Para Emerson Kapaz, presidente do Instituto Combustível Legal (ICL), uma iniciativa das grandes distribuidoras, é fundamental que o teto da banda que ativa a conta seja alto. O objetivo seria evitar seu acionamento a todo instante e permitir que o sistema seja ao máximo “fechado”, dispensando a injeção contínua de verbas públicas. Tanto Assis quanto Kapaz defendem que o ideal seria formar uma reserva antes de gastar, o que depende da criação da conta em momento de baixa de preços, do qual o mercado ainda está longe.
Demora na aprovação é preocupação para a estatal
Com questões como a reforma tributária e a nova âncora fiscal pendentes, a aprovação do projeto ainda não é tratada com prioridade nas articulações do Planalto com o Legislativo, e tende a não sair nos primeiros 100 dias do terceiro mandato de Lula. A demora pode deixar a Petrobras em novo apuro, entre pressões da política e do mercado. Um eventual aumento do ICMS pelos Estados e sanções europeias sobre os derivados russos podem gerar uma escalada dos preços dos combustíveis. A isenção de impostos federais sobre esses combustíveis, ainda que prorrogada, também tem data para acabar, o que acrescenta mais um fator à equação.
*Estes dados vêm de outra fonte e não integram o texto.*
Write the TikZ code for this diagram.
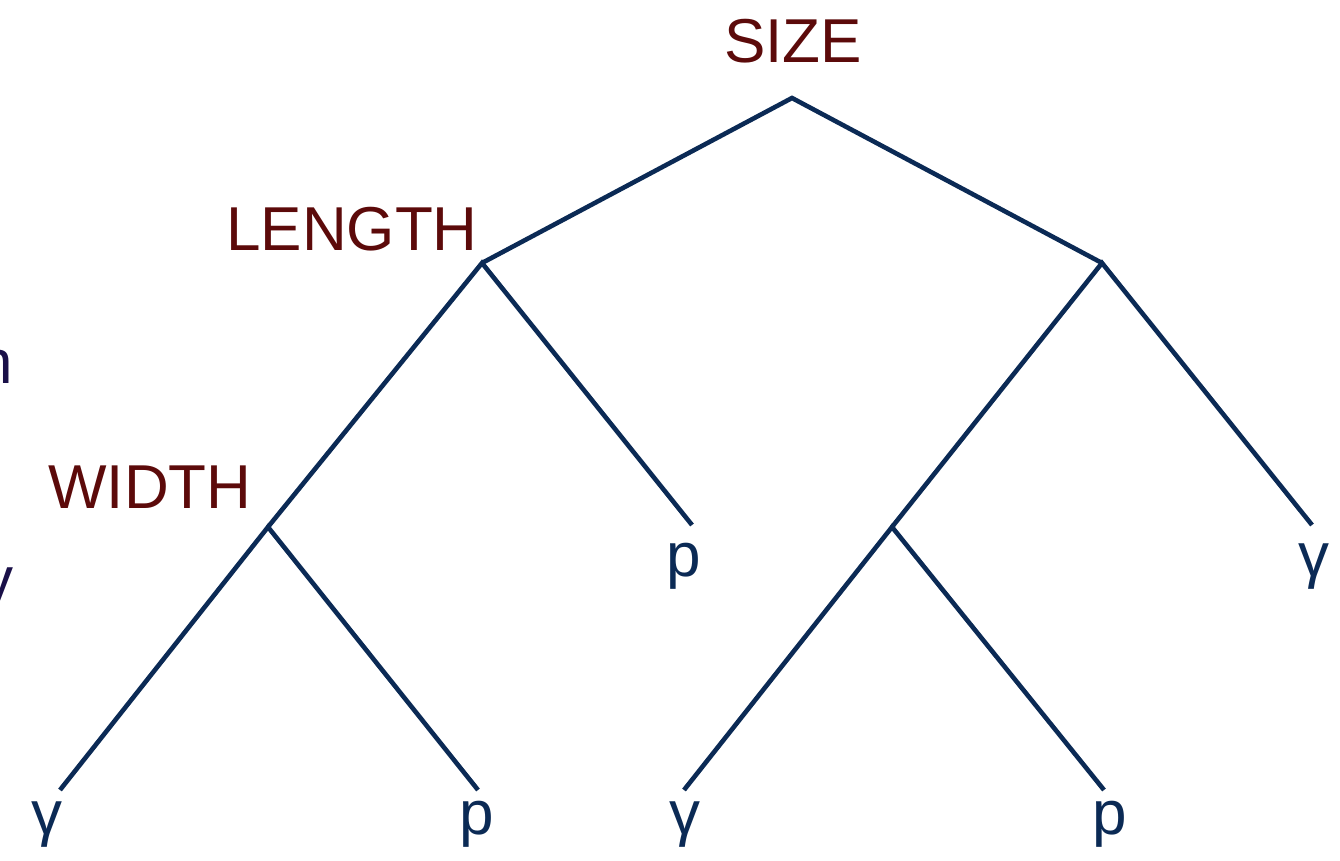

Para Pedro Rodrigues, Cbie, a aprovação do fundo na Câmara pode ter resistência, já que o mecanismo pode ser tachado de subsídio a combustíveis fósseis. Além disso, se utilizados tributos obtidos com o pré-sal — que, pela legislação em vigor, deveriam ser tranferidos para o Fundo Social –, o montante reservado para educação e saúde seria reduzido. “Na capitalização via royalties (do pré-sal), como fica o papel da Marina Silva (ministra do Meio Ambiente)? Você está subsidiando o combustível fóssil com dinheiro público”, afirma.